— Start Data provided —

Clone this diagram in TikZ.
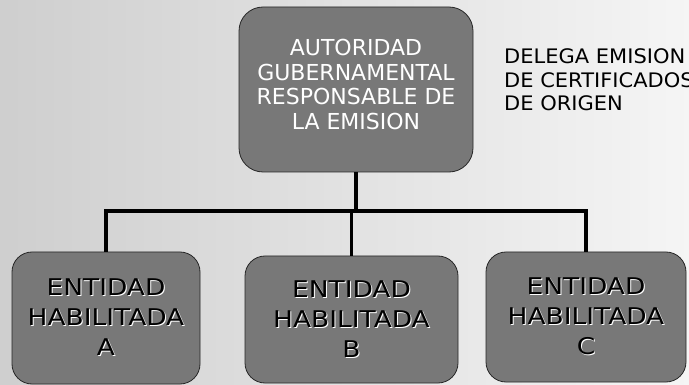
\documentclass[tikz,border=0pt]{standalone}
\usepackage{fontspec}
\setmainfont{DejaVu Sans}
\newfontfamily\anchafont[FakeStretch=1.15]{DejaVu Sans}
\newfontfamily\mediafont[FakeStretch=1.05]{DejaVu Sans}
\begin{document}
\begin{tikzpicture}[x=1pt,y=-1pt,
	caja/.style={draw=black!85,line width=0.8pt,fill=black!53,rounded corners=20pt,inner sep=0pt},
	textoent/.style={align=center,font=\anchafont\fontsize{23}{30}\selectfont},
	conector/.style={line width=3.2pt,black}]
	\def\sombra#1{\makebox[0pt][l]{\hspace{1pt}\raisebox{-1pt}{\color{white}#1}}#1} % texto con sombra blanca
	\useasboundingbox (0,0) rectangle (689,385);
	\clip (0,0) rectangle (689,385);
	\shade[left color=black!19,right color=black!4] (0,0) rectangle (689,385);
	% caja superior
	\node[caja,rounded corners=24pt,minimum width=234pt,minimum height=165pt,text depth=10pt,align=center,text=white,font=\fontsize{22}{24.5}\selectfont] (autoridad) at (356,89.5) {AUTORIDAD\\GUBERNAMENTAL\\RESPONSABLE DE\\LA EMISION};
	\node[anchor=north west,align=left,inner sep=0pt,font=\mediafont\fontsize{20}{23.5}\selectfont] (delega) at (504,48.7) {DELEGA EMISION\\DE CERTIFICADOS\\DE ORIGEN};
	% entidades
	\foreach \letra/\cx/\cy/\ancho/\alto in {A/106/318/188/132,B/351.5/319.5/213/127,C/586/317/200/130}
		\node[caja,textoent,minimum width=\ancho pt,minimum height=\alto pt] (ent\letra) at (\cx,\cy) {\sombra{ENTIDAD}\\\sombra{HABILITADA}\\\sombra{\letra}};
	\coordinate (junta) at (356,211);
	\draw[conector] (autoridad.south) -- (junta);
	\draw[conector] (entA.north) -- (entA.north |- junta) -- (entC.north |- junta) -- (entC.north);
	\draw[conector] (entB.north) -- (entB.north |- junta);
\end{tikzpicture}
\end{document}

— End Data provided —

Quote the data above in full, leaving out the pictures it holds.

Task output:
Clone this diagram in TikZ.
\documentclass[tikz,border=0pt]{standalone}
\usepackage{fontspec}
\setmainfont{DejaVu Sans}
\newfontfamily\anchafont[FakeStretch=1.15]{DejaVu Sans}
\newfontfamily\mediafont[FakeStretch=1.05]{DejaVu Sans}
\begin{document}
\begin{tikzpicture}[x=1pt,y=-1pt,
	caja/.style={draw=black!85,line width=0.8pt,fill=black!53,rounded corners=20pt,inner sep=0pt},
	textoent/.style={align=center,font=\anchafont\fontsize{23}{30}\selectfont},
	conector/.style={line width=3.2pt,black}]
	\def\sombra#1{\makebox[0pt][l]{\hspace{1pt}\raisebox{-1pt}{\color{white}#1}}#1} % texto con sombra blanca
	\useasboundingbox (0,0) rectangle (689,385);
	\clip (0,0) rectangle (689,385);
	\shade[left color=black!19,right color=black!4] (0,0) rectangle (689,385);
	% caja superior
	\node[caja,rounded corners=24pt,minimum width=234pt,minimum height=165pt,text depth=10pt,align=center,text=white,font=\fontsize{22}{24.5}\selectfont] (autoridad) at (356,89.5) {AUTORIDAD\\GUBERNAMENTAL\\RESPONSABLE DE\\LA EMISION};
	\node[anchor=north west,align=left,inner sep=0pt,font=\mediafont\fontsize{20}{23.5}\selectfont] (delega) at (504,48.7) {DELEGA EMISION\\DE CERTIFICADOS\\DE ORIGEN};
	% entidades
	\foreach \letra/\cx/\cy/\ancho/\alto in {A/106/318/188/132,B/351.5/319.5/213/127,C/586/317/200/130}
		\node[caja,textoent,minimum width=\ancho pt,minimum height=\alto pt] (ent\letra) at (\cx,\cy) {\sombra{ENTIDAD}\\\sombra{HABILITADA}\\\sombra{\letra}};
	\coordinate (junta) at (356,211);
	\draw[conector] (autoridad.south) -- (junta);
	\draw[conector] (entA.north) -- (entA.north |- junta) -- (entC.north |- junta) -- (entC.north);
	\draw[conector] (entB.north) -- (entB.north |- junta);
\end{tikzpicture}
\end{document}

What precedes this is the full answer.